I have spent most of the last two decades in Washington. Never though, do I remember a Congressional vote in which interest has been as intense, the outcome as uncertain, and where there is so much at stake – in this case the management of a sector accounting for a sixth of the entire US economy, not to mention the future of a presidency.
The closest equivalent was Bill Clinton's 1993 deficit reduction package. Like healthcare it was opposed by every single Republican. This weekend the crucial vote will be in the House, but back then the drama unfolded in the Senate.
Then, as now, Republicans were united in opposition, predicting economic disaster. But Barack Obama will be heartened by what happened next: the Clinton bill set the US on the path to balanced budgets, and paved the way for years of sustained and strong economic growth.
Then, as now, no one could predict the outcome. Success was only ensured by the vote of Senator Bob Kerrey, Mr Clinton's old rival from the Democratic primaries, who after weeks of public handwringing, concluded: "I cannot cast a vote that brings down your presidency." That meant a 50-50 tie, broken by the decisive vote in his favour from Vice-President Al Gore, as President of the Senate.

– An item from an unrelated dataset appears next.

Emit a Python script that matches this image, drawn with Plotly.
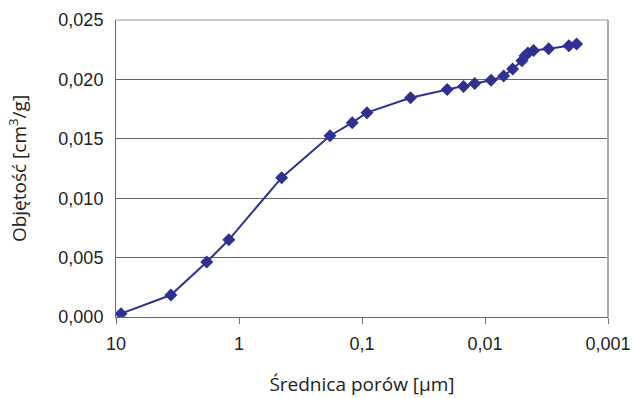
import plotly.graph_objects as go

diameter_um = [9.1, 3.58, 1.83, 1.21, 0.45, 0.182, 0.120, 0.0912, 0.0403, 0.0203,
               0.01496, 0.01213, 0.00893, 0.00705, 0.00596, 0.00501, 0.00473,
               0.00448, 0.00403, 0.00304, 0.00208, 0.0018]
volume_cm3g = [0.00028, 0.00185, 0.00463, 0.0065, 0.01173, 0.01526, 0.01636, 0.0172,
               0.01846, 0.01916, 0.01941, 0.01966, 0.01992, 0.02029, 0.02088,
               0.02158, 0.0220, 0.02222, 0.02244, 0.02258, 0.02284, 0.02298]

x_tickvals = [10, 1, 0.1, 0.01, 0.001]
x_ticktext = ["10", "1", "0,1", "0,01", "0,001"]

color = "#2E3192"

fig = go.Figure()
fig.add_trace(go.Scatter(
    x=diameter_um, y=volume_cm3g, mode="lines+markers",
    line=dict(color=color, width=2),
    marker=dict(symbol="diamond", size=10, color=color),
    showlegend=False,
))

tick_font = dict(family="Liberation Sans, Arial", size=18, color="#222")
title_font = dict(family="Open Sans", size=19, color="#222")

fig.update_layout(
    width=632, height=398,
    margin=dict(l=116, r=24, t=20, b=81, autoexpand=False),
    paper_bgcolor="white", plot_bgcolor="white",
    separators=", ",
    xaxis=dict(
        type="log", range=[1, -3], automargin=False,
        tickvals=x_tickvals, ticktext=x_ticktext,
        ticks="outside", ticklen=6, tickcolor="#777", tickwidth=1,
        ticklabelstandoff=4,
        showline=True, linecolor="#666", linewidth=1,
        showgrid=False, zeroline=False,
        tickfont=tick_font,
        title=dict(text="Średnica porów [µm]", font=title_font, standoff=25),
    ),
    yaxis=dict(
        range=[0, 0.025], dtick=0.005, tickformat=".3f", automargin=False,
        showline=True, linecolor="#666", linewidth=1,
        showgrid=True, gridcolor="#666", gridwidth=1,
        zeroline=False,
        ticks="outside", ticklen=8, tickcolor="rgba(0,0,0,0)",
        tickfont=tick_font,
        title=dict(text="Objętość [cm<sup>3</sup>/g]", font=title_font, standoff=26),
    ),
    shapes=[
        dict(type="line", xref="x domain", yref="y domain", x0=0, x1=1, y0=1, y1=1,
             line=dict(color="#999", width=1)),
        dict(type="line", xref="x domain", yref="y domain", x0=1, x1=1, y0=0, y1=1,
             line=dict(color="#aaa", width=2)),
    ],
)

fig.write_html("out.html")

But the tensions today make those of 1993 pale, and so does the sense of history. If healthcare reform passes, Mr Obama will have a win that transforms his presidency. More important still, the US will take a giant step towards joining at last the ranks of wealthy advanced countries that provide health coverage to all their citizens.
No wonder the White House is praying that when the moment of truth comes tomorrow, wavering Democrats will make the same choice as Bob Kerrey 17 years ago.